- Exercise aim -
Find the lines holding the word "React" and collect them.

- Supplied records -
------------
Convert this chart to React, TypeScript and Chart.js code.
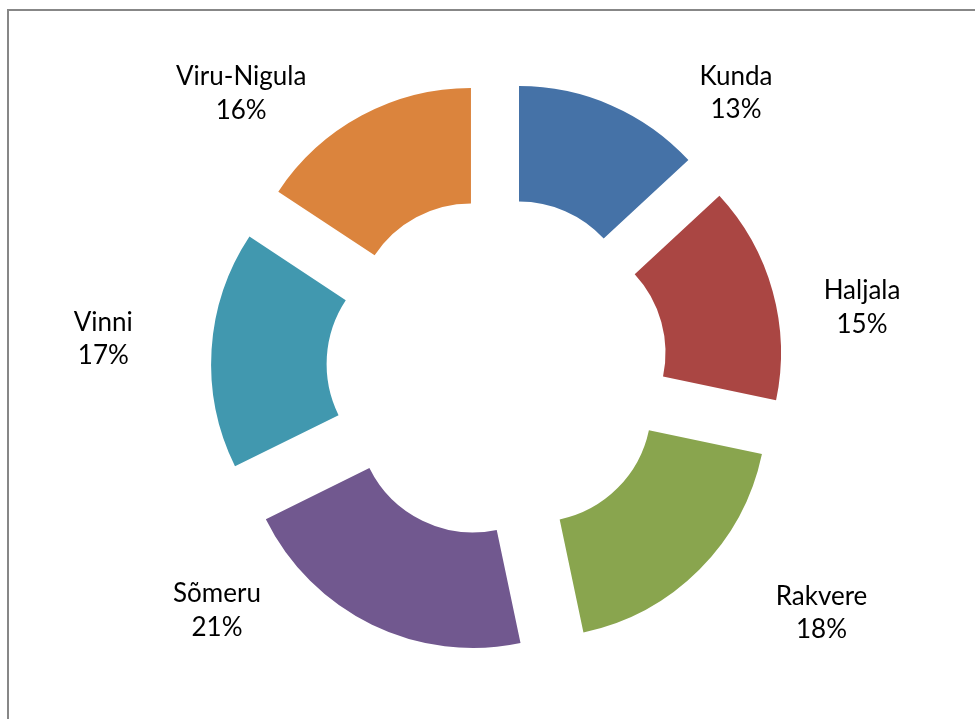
import React, { useEffect, useRef } from 'react';
import { Chart, registerables } from 'chart.js';

Chart.register(...registerables);

const CATEGORIES = ['Kunda', 'Haljala', 'Rakvere', 'Sõmeru', 'Vinni', 'Viru-Nigula'];
const VALUES = [13.1, 15.2, 18.4, 21.0, 16.6, 15.7];
const COLORS = ['#4572A7', '#AA4643', '#89A54E', '#71588F', '#4198AF', '#DB843D'];

// label placement (first-line baseline) relative to the doughnut centre
const LABEL_OFFSETS: [number, number][] = [
  [239, -283],
  [365, -68.5],
  [324.5, 237],
  [-280, 234.5],
  [-393.7, -36.8],
  [-255.8, -282.5],
];

const EXPLODE = 55;
const RADIUS = 231;
const FONT = '26px Lato';
const LINE_GAP = 33.5;

const explodePlugin = {
  id: 'explode',
  beforeDatasetDraw(chart: any, args: any) {
    const ctx = chart.ctx;
    args.meta.data.forEach((arc: any) => {
      const mid = (arc.startAngle + arc.endAngle) / 2;
      ctx.save();
      ctx.translate(Math.cos(mid) * EXPLODE, Math.sin(mid) * EXPLODE);
      arc.draw(ctx, chart.chartArea);
      ctx.restore();
    });
    return false;
  },
};

const labelPlugin = {
  id: 'sliceLabels',
  afterDatasetsDraw(chart: any) {
    const ctx = chart.ctx;
    const meta = chart.getDatasetMeta(0);
    const data = chart.data.datasets[0].data as number[];
    const total = data.reduce((a, b) => a + b, 0);
    ctx.save();
    ctx.font = FONT;
    ctx.fillStyle = '#000000';
    ctx.textAlign = 'center';
    ctx.textBaseline = 'alphabetic';
    meta.data.forEach((arc: any, i: number) => {
      const [dx, dy] = LABEL_OFFSETS[i];
      const x = arc.x + dx;
      const y = arc.y + dy;
      const pct = Math.round((data[i] / total) * 100) + '%';
      ctx.fillText(chart.data.labels[i], x, y);
      ctx.fillText(pct, x, y + LINE_GAP);
    });
    ctx.restore();
  },
};

function DoughnutChart() {
  const ref = useRef<HTMLCanvasElement>(null);
  useEffect(() => {
    if (!ref.current) return;
    const chart = new Chart(ref.current, {
      type: 'doughnut',
      data: {
        labels: CATEGORIES,
        datasets: [
          {
            data: VALUES,
            backgroundColor: COLORS,
            borderWidth: 0,
          },
        ],
      },
      options: {
        responsive: false,
        animation: false,
        devicePixelRatio: 1,
        radius: RADIUS,
        cutout: '50%',
        layout: { padding: { left: 19, right: 0, top: 16, bottom: 0 } },
        plugins: {
          legend: { display: false },
          tooltip: { enabled: false },
        },
        events: [],
      },
      plugins: [explodePlugin, labelPlugin],
    } as any);
    return () => chart.destroy();
  }, []);
  return (
    <canvas
      ref={ref}
      width={975}
      height={719}
      style={{ position: 'absolute', left: 0, top: 0, width: 975, height: 719 }}
    />
  );
}

export default function App() {
  return (
    <div
      style={{
        position: 'fixed',
        left: 0,
        top: 0,
        width: 975,
        height: 719,
        overflow: 'hidden',
        background: '#ffffff',
      }}
    >
      <div
        style={{
          position: 'absolute',
          left: 7,
          top: 9,
          width: 1100,
          height: 1000,
          border: '2px solid #878787',
          boxSizing: 'border-box',
        }}
      />
      <DoughnutChart />
    </div>
  );
}
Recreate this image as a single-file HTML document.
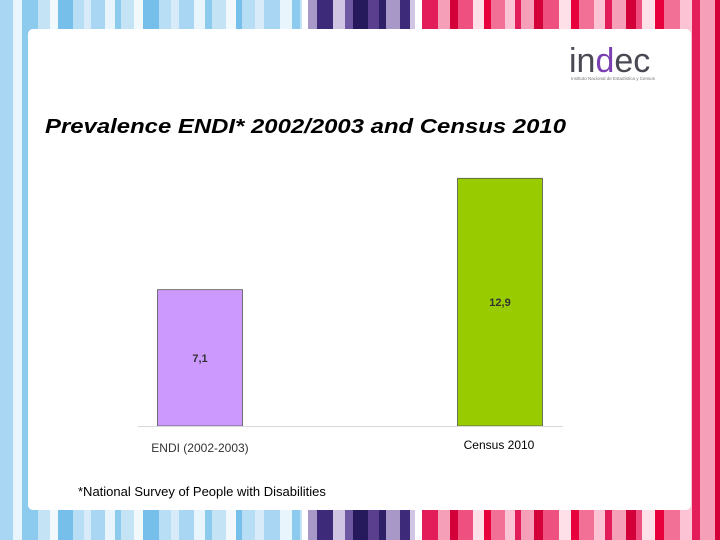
------------
- Output of the exercise -
Convert this chart to React, TypeScript and Chart.js code.
import React, { useEffect, useRef } from 'react';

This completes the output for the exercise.